Eventually, the matter ended in Dion’s lap. Given all the disturbing evidence of “gross mismanagement” that the whistle-blowing Integrity Commission documented, it’s inexplicable why the ministry and PCO dismissed the allegations out of hand earlier.
Chotalia treated staff and appointed members disgracefully: harassing, screaming, spying on staff; speaking to them and about them in derogatory terms; impugning their credibility in front of colleagues; and contaminating the workplace by sowing misinformation about them. She belittled and humiliated, frequently reducing employees to tears.
“The result was a poisoned atmosphere at the tribunal, a place that, ironically, is supposed to place respect of individuals at the very highest level,” Dion told reporters.
But it went even beyond that, to outright lunacy, the madness of entitlement.
On the day of her swearing-in-ceremony — which also happened to be the day that a magnitude-five earthquake struck Ottawa — Chotalia would not allow staff to leave their 11th-floor office, compelling everyone to stay where they were so that the ceremony could proceed as scheduled.
She ordered one employee to carry a set of keys to the office around her neck — like a latchkey — “despite the fact that this person complained that this caused discomfort and pain,” the report discloses. She indulged in petty retaliation. She ordered staff to spy on an employee while at work and to report that person’s movements and actions to her.
She repeatedly attempted to terminate a staff member without justifiable cause and tried to pursue disciplinary action against another even after they left the CHRT.
She maintained a secret file on an employee, entitled “Insubordination,” even though that individual had never been advised of any problems. She demanded that staff be available around the clock, to corral her non-essential BlackBerry communications.
She accused staff of stealing items from her when unable to locate them, many witnesses stating Chotalia regularly lost these items.
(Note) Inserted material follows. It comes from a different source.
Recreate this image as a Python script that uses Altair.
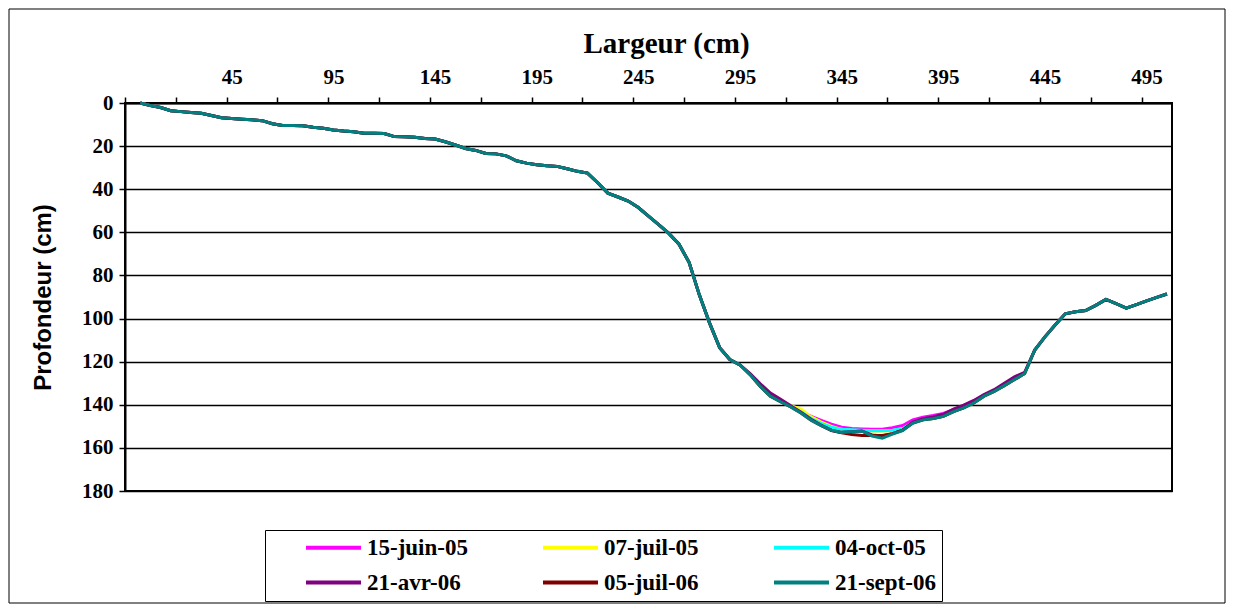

She ordered staff not to cancel a trip to Vancouver for a mediation session, even though the parties involved had come to an agreement. She flew to the West Coast and then transferred to a San Diego-bound flight for a previously planned personal trip.
The list of insupportable conduct goes on and on.
Of course, there’s nothing that can be done about Chotalia now. She’s returned to the private sector, running her own law and mediation business, her website detailing scores of human rights legal cases she’s argued.
Dion does urge the CHRT to “assess the need for a workplace wellness initiative” — sounds like a day at the spa, New-Agey — so that procedures can be put in place for assisting employees who had been subjected to Chotalia’s “abuse.” He further emphasizes the importance of properly evaluating individuals — particularly attitudes toward subordinates — before the government appoints them to a position.
As someone who works for a female city editor and female managing editor — competent women who know how to manage a staff — I reject outright Chotalia’s woe-is-me contention that gender was a factor in the “conspiracy” against her. And I don’t want to perpetuate stereotypes about powerful and ambitious women who treat people like dirt.
But Chotalia’s clear assumption that an anti-female, anti-brown, anti-Conservative bias propelled the investigation is quite obviously part of her own pathology.
She saw herself as a victim while blithely victimizing everybody else.
The human rights racket created a she-monster.